The key is treating WebGPU as a performance optimization rather than a requirement. Users with older browsers or unsupported hardware should still get a functional experience, even if it’s not as fast.

What This Means for AI in the Browser

WebGPU’s maturation unlocks use cases that were previously impractical. Privacy-sensitive applications can run sophisticated models entirely client-side, avoiding the need to send sensitive data to remote servers. Real-time applications like video processing, audio analysis, or interactive content generation become feasible with the kind of low-latency performance that WebGPU enables.
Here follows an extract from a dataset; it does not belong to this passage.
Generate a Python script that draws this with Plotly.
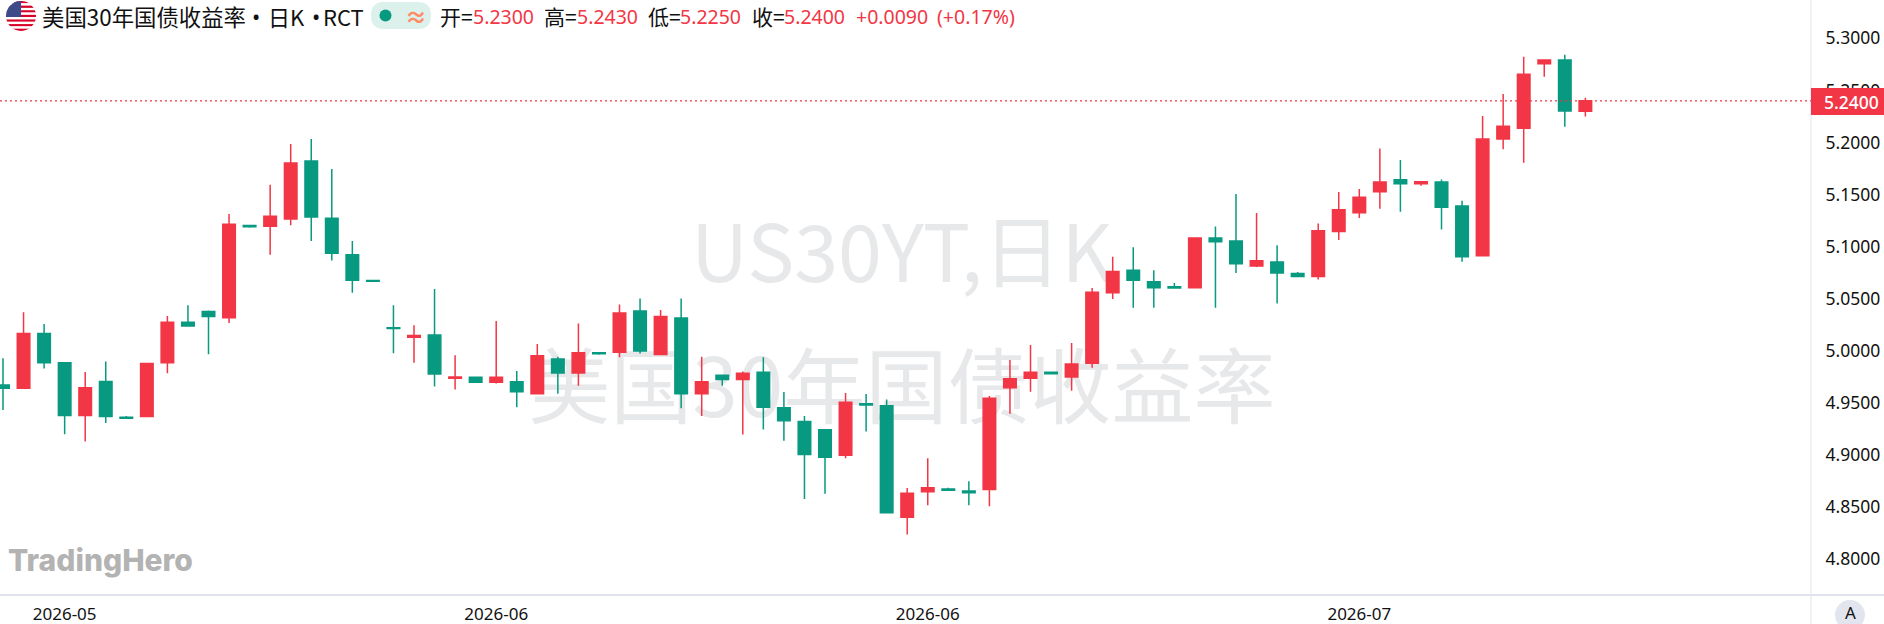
import base64
import plotly.graph_objects as go

W, H = 1884, 624
PLOT_R, PLOT_B = 1811, 595

RED = "#F23645"
GREEN = "#089981"
GRID = "#E0E3EB"
WM = "#E7E8EA"

# candle index, from first visible bar
bar_index = list(range(78))

opens = [
    4.9672, 4.9640, 5.0165, 4.9886, 4.9378, 4.9704, 4.9362, 4.9368, 4.9886, 5.0274,
    5.0376, 5.0318, 5.1202, 5.1195, 5.1266, 5.1822, 5.1272, 5.0923, 5.0674, 5.0222,
    5.0130, 5.0152, 4.9736, 4.9746, 4.9698, 4.9703, 4.9588, 4.9921, 4.9786, 4.9981,
    4.9985, 5.0381, 4.9965, 5.0314, 4.9588, 4.9764, 4.9725, 4.9793, 4.9453, 4.9322,
    4.9242, 4.8996, 4.9492, 4.9473, 4.8401, 4.8647, 4.8673, 4.8653, 4.8669, 4.9645,
    4.9735, 4.9793, 4.9748, 4.9879, 5.0557, 5.0772, 5.0663, 5.0615, 5.0605, 5.1082,
    5.1053, 5.0813, 5.0852, 5.0743, 5.0714, 5.1146, 5.1325, 5.1527, 5.1642, 5.1604,
    5.1620, 5.1389, 5.0913, 5.2034, 5.2136, 5.2757, 5.2792, 5.2300,
]
highs = [
    4.9928, 5.0370, 5.0258, 4.9886, 4.9797, 4.9896, 4.9374, 4.9886, 5.0334, 5.0437,
    5.0386, 5.1314, 5.1205, 5.1595, 5.1986, 5.2034, 5.1746, 5.1054, 5.0680, 5.0437,
    5.0245, 5.0594, 4.9957, 4.9746, 5.0286, 4.9805, 5.0065, 4.9943, 5.0263, 4.9981,
    5.0445, 5.0503, 5.0391, 5.0503, 4.9943, 4.9767, 4.9802, 4.9937, 4.9604, 4.9373,
    4.9242, 4.9594, 4.9585, 4.9533, 4.8682, 4.8967, 4.8685, 4.8746, 4.9565, 4.9911,
    5.0055, 4.9793, 5.0074, 5.0602, 5.0903, 5.0993, 5.0772, 5.0650, 5.1082, 5.1194,
    5.1505, 5.1322, 5.1012, 5.0756, 5.1223, 5.1524, 5.1553, 5.1943, 5.1831, 5.1623,
    5.1645, 5.1441, 5.2254, 5.2466, 5.2824, 5.2792, 5.2843, 5.2430,
]
lows = [
    4.9432, 4.9640, 4.9829, 4.9198, 4.9128, 4.9307, 4.9346, 4.9368, 4.9784, 5.0238,
    4.9966, 5.0267, 5.1182, 5.0923, 5.1205, 5.1054, 5.0866, 5.0558, 5.0664, 4.9976,
    4.9886, 4.9656, 4.9627, 4.9694, 4.9685, 4.9457, 4.9588, 4.9588, 4.9665, 4.9962,
    4.9937, 4.9975, 4.9965, 4.9447, 4.9373, 4.9665, 4.9197, 4.9245, 4.9137, 4.8577,
    4.8628, 4.8967, 4.9226, 4.8445, 4.8237, 4.8516, 4.8657, 4.8516, 4.8506, 4.9396,
    4.9607, 4.9780, 4.9617, 4.9837, 5.0497, 5.0413, 5.0413, 5.0596, 5.0605, 5.0413,
    5.0746, 5.0804, 5.0455, 5.0711, 5.0685, 5.1063, 5.1274, 5.1364, 5.1335, 5.1585,
    5.1165, 5.0855, 5.0913, 5.1934, 5.1806, 5.2632, 5.2152, 5.2250,
]
closes = [
    4.9640, 5.0165, 4.9886, 4.9378, 4.9646, 4.9368, 4.9352, 4.9877, 5.0274, 5.0238,
    5.0328, 5.1214, 5.1192, 5.1291, 5.1803, 5.1285, 5.0936, 5.0677, 5.0667, 5.0213,
    5.0146, 4.9778, 4.9749, 4.9698, 4.9746, 4.9607, 4.9953, 4.9786, 4.9981, 4.9972,
    5.0362, 4.9997, 5.0330, 4.9588, 4.9703, 4.9725, 4.9783, 4.9457, 4.9329, 4.9005,
    4.8977, 4.9505, 4.9479, 4.8445, 4.8631, 4.8685, 4.8660, 4.8637, 4.9543, 4.9732,
    4.9793, 4.9780, 4.9873, 5.0561, 5.0762, 5.0676, 5.0605, 5.0602, 5.1082, 5.1047,
    5.0836, 5.0865, 5.0746, 5.0714, 5.1153, 5.1354, 5.1473, 5.1620, 5.1604, 5.1623,
    5.1377, 5.0903, 5.2034, 5.2155, 5.2654, 5.2792, 5.2302, 5.2400,
]

y_ticks = [5.30, 5.25, 5.20, 5.15, 5.10, 5.05, 5.00, 4.95, 4.90, 4.85, 4.80]
x_tick_bars = [3, 24, 45, 66]
x_tick_labels = ["2026-05", "2026-06", "2026-06", "2026-07"]
last_price = 5.24
watermark_lines = ["US30YT,日K", "美国30年国债收益率"]

CJK = "Noto Sans CJK SC"
SANS = "Noto Sans"


def px(x):
    return x / W


def py(y):
    return 1 - y / H


flag_rows = "".join(
    f'<rect x="0" y="{i * 30 / 13:.3f}" width="30" height="{30 / 13:.3f}" fill="{"#D80027" if i % 2 == 0 else "#FFFFFF"}"/>'
    for i in range(13)
)
flag_svg = (
    '<svg xmlns="http://www.w3.org/2000/svg" width="120" height="120" viewBox="0 0 30 30">'
    '<defs><clipPath id="c"><circle cx="15" cy="15" r="15"/></clipPath></defs>'
    f'<g clip-path="url(#c)">{flag_rows}<rect width="15" height="16" fill="#3C4A8A"/></g></svg>'
)
flag_uri = "data:image/svg+xml;base64," + base64.b64encode(flag_svg.encode()).decode()

fig = go.Figure()

# watermark lives on the base axes so the candles (overlay axes) paint over it
fig.add_trace(go.Scatter(
    x=[0.498, 0.498], y=[1 - 262 / PLOT_B, 1 - 396 / PLOT_B],
    mode="text", text=watermark_lines, textposition="middle center",
    textfont=dict(family=CJK, size=[79, 82], color=WM),
    hoverinfo="skip", showlegend=False, xaxis="x", yaxis="y",
))

fig.add_trace(go.Candlestick(
    x=bar_index, open=opens, high=highs, low=lows, close=closes,
    increasing=dict(line=dict(color=RED, width=1.5), fillcolor=RED),
    decreasing=dict(line=dict(color=GREEN, width=1.5), fillcolor=GREEN),
    whiskerwidth=0, hoverinfo="skip", showlegend=False, xaxis="x2", yaxis="y2",
))

shapes = [
    dict(type="line", xref="paper", yref="paper", x0=px(PLOT_R), x1=px(PLOT_R), y0=0, y1=1,
         line=dict(color=GRID, width=1), layer="below"),
    dict(type="line", xref="paper", yref="paper", x0=0, x1=1, y0=py(PLOT_B), y1=py(PLOT_B),
         line=dict(color=GRID, width=2), layer="below"),
    dict(type="line", xref="paper", yref="y2", x0=0, x1=px(PLOT_R), y0=last_price, y1=last_price,
         line=dict(color=RED, width=1.3, dash="2px,3px")),
    dict(type="rect", xref="paper", yref="paper", x0=px(PLOT_R), x1=1, y0=py(115), y1=py(88),
         line=dict(width=0), fillcolor=RED),
    dict(type="path", xref="paper", yref="paper", fillcolor="#DCF0EC", line=dict(width=0),
         path=(f"M {px(384)} {py(2)} L {px(418)} {py(2)} "
               f"Q {px(431)} {py(2)} {px(431)} {py(15.5)} Q {px(431)} {py(29)} {px(418)} {py(29)} "
               f"L {px(384)} {py(29)} Q {px(371)} {py(29)} {px(371)} {py(15.5)} Q {px(371)} {py(2)} {px(384)} {py(2)} Z")),
    dict(type="circle", xref="paper", yref="paper", x0=px(379.5), x1=px(391.5), y0=py(21.5), y1=py(9.5),
         fillcolor=GREEN, line=dict(width=0)),
    dict(type="circle", xref="paper", yref="paper", x0=px(1835), x1=px(1865), y0=py(630), y1=py(600),
         fillcolor="#E3E5EE", line=dict(width=0)),
]

ann = []


def label(text, x, y, size, color="#111111", family=CJK, anchor="left", weight=None):
    font = dict(family=family, size=size, color=color)
    if weight:
        font["weight"] = weight
    ann.append(dict(text=text, xref="paper", yref="paper", x=px(x), y=py(y), xanchor=anchor,
                    yanchor="middle", showarrow=False, font=font, borderpad=0, borderwidth=0))


label("美国30年国债收益率", 42, 16, 22.4)
label("•", 256, 16, 22, family=SANS, anchor="center")
label("日K", 268, 16, 22)
label("•", 316, 16, 22, family=SANS, anchor="center")
label("RCT", 323, 16, 22)
label("≈", 416, 15, 22, color="#FF8A65", anchor="center", weight=700)
for name, nx, value, vx in [("开=", 440, "5.2300", 473), ("高=", 544, "5.2430", 577),
                            ("低=", 648, "5.2250", 680), ("收=", 752, "5.2400", 784)]:
    label(name, nx, 16, 21)
    label(value, vx, 16, 19.5, color=RED, family=SANS)
label("+0.0090", 856, 16, 19.5, color=RED, family=SANS)
label("(+0.17%)", 937, 16, 19.5, color=RED, family=SANS)
label("5.2400", 1824, 102, 17.5, color="#FFFFFF", family=SANS, weight=500)
label("TradingHero", 8, 560, 30, color="#B3B3B3", family="Inter", weight=800)
label("A", 1850, 612, 17, color="#111111", family=SANS, anchor="center")

fig.update_layout(
    width=W, height=H, margin=dict(l=0, r=0, t=0, b=0, autoexpand=False), autosize=False,
    paper_bgcolor="#FFFFFF", plot_bgcolor="#FFFFFF", showlegend=False, boxgap=0.39, boxgroupgap=0,
    shapes=shapes, annotations=ann,
    images=[dict(source=flag_uri, xref="paper", yref="paper", x=px(6), y=py(1), sizex=30 / W, sizey=30 / H,
                 xanchor="left", yanchor="top", sizing="stretch", layer="above")],
    xaxis=dict(domain=[0, PLOT_R / W], range=[0, 1], visible=False, fixedrange=True),
    yaxis=dict(domain=[1 - PLOT_B / H, 1], range=[0, 1], visible=False, fixedrange=True),
    xaxis2=dict(overlaying="x", anchor="y2", range=[-0.146, 87.98], showgrid=False, zeroline=False,
                rangeslider=dict(visible=False), tickmode="array", tickvals=x_tick_bars, ticktext=x_tick_labels,
                ticks="outside", ticklen=4, tickcolor="rgba(0,0,0,0)", showline=False,
                tickfont=dict(family=SANS, size=17, color="#111111"), fixedrange=True),
    yaxis2=dict(overlaying="y", anchor="x2", side="right", range=[4.7655, 5.3368], showgrid=False, zeroline=False,
                tickmode="array", tickvals=y_ticks, ticktext=[f"{v:.4f}" for v in y_ticks],
                ticks="outside", ticklen=10, tickcolor="rgba(0,0,0,0)", showline=False,
                tickfont=dict(family=SANS, size=17.5, color="#111111"), fixedrange=True),
)

fig.write_html("out.html", config=dict(displayModeBar=False),
               post_script="document.body.style.margin='0';document.body.style.overflow='hidden';window.dispatchEvent(new Event('resize'));")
The economics change too. Running inference on user devices rather than server GPUs eliminates ongoing compute costs, making AI features more sustainable for applications with large user bases. This shift particularly benefits applications where users interact with models frequently or process large amounts of personal data.

Browser-based AI also enables new interaction patterns. Models can respond immediately to user input without network round trips, creating more fluid and responsive experiences. Applications can work offline once the model is downloaded, providing functionality in scenarios where server connectivity isn’t reliable.

WebGPU represents more than just faster JavaScript—it’s the foundation for a new class of web applications that bring AI capabilities directly to users while respecting their privacy and providing responsive, offline-capable experiences. The browser wars just got a lot more interesting.